_Your objective_: Leave the pictures out and quote every line from the start of the listing to the line with "import plotly.graph_objects as go", inclusive.

:: Data ::

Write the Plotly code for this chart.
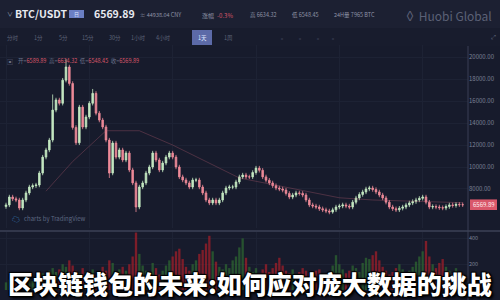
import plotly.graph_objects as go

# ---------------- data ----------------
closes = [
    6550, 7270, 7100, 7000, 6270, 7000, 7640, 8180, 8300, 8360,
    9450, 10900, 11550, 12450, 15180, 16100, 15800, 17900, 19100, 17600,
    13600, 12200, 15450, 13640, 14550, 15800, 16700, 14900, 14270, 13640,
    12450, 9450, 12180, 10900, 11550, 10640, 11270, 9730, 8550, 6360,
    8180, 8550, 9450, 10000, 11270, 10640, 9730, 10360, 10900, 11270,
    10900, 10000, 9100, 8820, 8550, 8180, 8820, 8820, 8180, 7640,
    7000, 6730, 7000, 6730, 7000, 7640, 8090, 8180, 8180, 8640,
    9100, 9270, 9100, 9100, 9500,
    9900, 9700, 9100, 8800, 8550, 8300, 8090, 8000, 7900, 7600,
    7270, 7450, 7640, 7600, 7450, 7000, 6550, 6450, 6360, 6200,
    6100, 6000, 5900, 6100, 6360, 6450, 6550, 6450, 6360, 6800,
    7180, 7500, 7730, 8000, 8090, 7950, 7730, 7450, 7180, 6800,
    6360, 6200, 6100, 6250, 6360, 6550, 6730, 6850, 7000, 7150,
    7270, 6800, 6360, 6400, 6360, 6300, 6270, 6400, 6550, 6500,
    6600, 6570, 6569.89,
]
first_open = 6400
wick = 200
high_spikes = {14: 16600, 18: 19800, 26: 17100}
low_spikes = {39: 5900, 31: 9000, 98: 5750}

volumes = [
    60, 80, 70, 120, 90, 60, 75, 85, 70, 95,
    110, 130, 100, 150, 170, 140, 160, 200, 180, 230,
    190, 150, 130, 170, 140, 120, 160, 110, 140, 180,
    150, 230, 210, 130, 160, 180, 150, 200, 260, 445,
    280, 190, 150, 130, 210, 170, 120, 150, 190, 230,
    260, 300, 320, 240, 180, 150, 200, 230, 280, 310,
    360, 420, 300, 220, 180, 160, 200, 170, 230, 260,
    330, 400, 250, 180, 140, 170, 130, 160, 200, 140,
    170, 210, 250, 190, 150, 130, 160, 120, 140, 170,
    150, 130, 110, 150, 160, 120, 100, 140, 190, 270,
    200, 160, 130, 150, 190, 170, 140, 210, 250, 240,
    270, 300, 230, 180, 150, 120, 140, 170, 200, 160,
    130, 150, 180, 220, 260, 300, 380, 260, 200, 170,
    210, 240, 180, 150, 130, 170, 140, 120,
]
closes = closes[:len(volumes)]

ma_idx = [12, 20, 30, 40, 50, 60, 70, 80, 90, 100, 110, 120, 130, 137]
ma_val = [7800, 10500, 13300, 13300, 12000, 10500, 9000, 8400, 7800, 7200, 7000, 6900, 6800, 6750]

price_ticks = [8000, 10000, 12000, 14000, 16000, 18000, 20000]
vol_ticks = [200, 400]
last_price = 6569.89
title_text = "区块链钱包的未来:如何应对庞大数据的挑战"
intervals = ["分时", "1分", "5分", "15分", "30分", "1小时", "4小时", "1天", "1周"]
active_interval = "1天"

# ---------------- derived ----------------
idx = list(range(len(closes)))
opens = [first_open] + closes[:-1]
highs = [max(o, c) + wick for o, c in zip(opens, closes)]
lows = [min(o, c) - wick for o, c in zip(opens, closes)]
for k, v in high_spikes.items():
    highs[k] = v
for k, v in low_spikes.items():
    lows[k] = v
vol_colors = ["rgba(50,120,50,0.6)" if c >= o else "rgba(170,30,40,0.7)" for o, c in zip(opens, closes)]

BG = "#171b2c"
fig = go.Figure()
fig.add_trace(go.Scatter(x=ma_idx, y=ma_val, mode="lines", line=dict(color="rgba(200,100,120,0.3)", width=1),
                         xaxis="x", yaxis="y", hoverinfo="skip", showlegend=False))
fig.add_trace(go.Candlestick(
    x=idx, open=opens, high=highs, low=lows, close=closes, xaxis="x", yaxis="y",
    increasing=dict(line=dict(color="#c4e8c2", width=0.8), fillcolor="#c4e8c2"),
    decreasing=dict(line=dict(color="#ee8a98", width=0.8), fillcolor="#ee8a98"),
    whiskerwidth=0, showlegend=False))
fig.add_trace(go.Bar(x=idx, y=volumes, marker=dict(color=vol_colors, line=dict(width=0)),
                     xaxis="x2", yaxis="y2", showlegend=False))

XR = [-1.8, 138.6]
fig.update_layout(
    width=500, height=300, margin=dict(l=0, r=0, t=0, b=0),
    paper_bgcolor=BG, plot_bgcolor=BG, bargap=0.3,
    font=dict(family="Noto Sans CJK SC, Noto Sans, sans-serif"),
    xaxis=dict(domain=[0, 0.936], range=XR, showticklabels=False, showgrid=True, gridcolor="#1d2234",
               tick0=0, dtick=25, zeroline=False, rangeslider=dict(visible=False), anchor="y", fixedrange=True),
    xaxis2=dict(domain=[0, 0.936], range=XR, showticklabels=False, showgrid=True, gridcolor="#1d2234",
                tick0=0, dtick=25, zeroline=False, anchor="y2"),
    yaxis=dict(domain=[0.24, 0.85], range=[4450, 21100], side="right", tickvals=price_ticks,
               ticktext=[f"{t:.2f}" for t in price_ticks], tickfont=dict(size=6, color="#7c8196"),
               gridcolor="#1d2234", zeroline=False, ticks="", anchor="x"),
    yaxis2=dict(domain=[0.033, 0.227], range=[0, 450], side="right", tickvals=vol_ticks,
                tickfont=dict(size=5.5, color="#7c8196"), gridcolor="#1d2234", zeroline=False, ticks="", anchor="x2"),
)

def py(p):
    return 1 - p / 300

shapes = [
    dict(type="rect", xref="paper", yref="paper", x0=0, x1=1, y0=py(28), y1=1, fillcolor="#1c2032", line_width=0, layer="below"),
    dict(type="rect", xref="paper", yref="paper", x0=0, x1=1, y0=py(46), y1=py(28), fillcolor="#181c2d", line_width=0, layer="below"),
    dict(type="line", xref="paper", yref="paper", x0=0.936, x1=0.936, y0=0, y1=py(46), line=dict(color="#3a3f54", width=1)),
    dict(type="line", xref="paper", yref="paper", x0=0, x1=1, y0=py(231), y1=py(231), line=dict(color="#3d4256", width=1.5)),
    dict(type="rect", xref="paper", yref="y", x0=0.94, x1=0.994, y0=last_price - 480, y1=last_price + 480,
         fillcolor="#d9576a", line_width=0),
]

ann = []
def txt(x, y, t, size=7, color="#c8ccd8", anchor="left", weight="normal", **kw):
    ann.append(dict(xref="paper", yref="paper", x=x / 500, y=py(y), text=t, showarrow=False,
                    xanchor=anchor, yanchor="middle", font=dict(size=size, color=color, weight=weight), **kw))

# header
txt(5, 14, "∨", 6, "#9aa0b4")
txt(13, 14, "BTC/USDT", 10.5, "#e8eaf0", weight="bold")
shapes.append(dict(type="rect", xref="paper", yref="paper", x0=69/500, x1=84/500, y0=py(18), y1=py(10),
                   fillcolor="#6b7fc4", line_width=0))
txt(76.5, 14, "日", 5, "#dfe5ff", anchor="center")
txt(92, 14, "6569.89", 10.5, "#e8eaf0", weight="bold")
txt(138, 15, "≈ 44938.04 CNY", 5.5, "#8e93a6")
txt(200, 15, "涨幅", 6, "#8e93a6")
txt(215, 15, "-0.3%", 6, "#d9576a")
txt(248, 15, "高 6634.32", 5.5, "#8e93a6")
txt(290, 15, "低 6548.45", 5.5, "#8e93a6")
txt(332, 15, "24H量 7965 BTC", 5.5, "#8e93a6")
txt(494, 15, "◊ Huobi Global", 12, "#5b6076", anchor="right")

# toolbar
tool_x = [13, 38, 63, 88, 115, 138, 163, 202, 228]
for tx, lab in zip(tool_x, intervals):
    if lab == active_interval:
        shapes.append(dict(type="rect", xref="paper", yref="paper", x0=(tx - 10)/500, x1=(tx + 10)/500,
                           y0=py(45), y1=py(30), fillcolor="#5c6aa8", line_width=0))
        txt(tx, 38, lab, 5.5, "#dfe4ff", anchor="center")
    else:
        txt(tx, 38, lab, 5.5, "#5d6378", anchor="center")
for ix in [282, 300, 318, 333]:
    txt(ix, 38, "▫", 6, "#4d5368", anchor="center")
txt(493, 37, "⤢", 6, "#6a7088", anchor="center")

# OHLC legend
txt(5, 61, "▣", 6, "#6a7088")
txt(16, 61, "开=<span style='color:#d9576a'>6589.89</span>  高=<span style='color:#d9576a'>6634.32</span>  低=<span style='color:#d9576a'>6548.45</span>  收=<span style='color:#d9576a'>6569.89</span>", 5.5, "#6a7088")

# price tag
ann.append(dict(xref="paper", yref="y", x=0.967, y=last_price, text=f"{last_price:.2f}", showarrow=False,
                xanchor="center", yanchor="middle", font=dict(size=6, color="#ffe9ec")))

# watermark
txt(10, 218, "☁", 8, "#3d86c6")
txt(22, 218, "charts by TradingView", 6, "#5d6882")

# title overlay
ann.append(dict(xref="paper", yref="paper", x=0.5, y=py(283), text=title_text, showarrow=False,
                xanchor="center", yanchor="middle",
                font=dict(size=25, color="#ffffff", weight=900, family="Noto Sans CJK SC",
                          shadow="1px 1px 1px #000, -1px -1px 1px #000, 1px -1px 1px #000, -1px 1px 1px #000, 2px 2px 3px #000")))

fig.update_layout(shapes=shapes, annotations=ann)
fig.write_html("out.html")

:::

_Full answer_:
Write the Plotly code for this chart.
import plotly.graph_objects as go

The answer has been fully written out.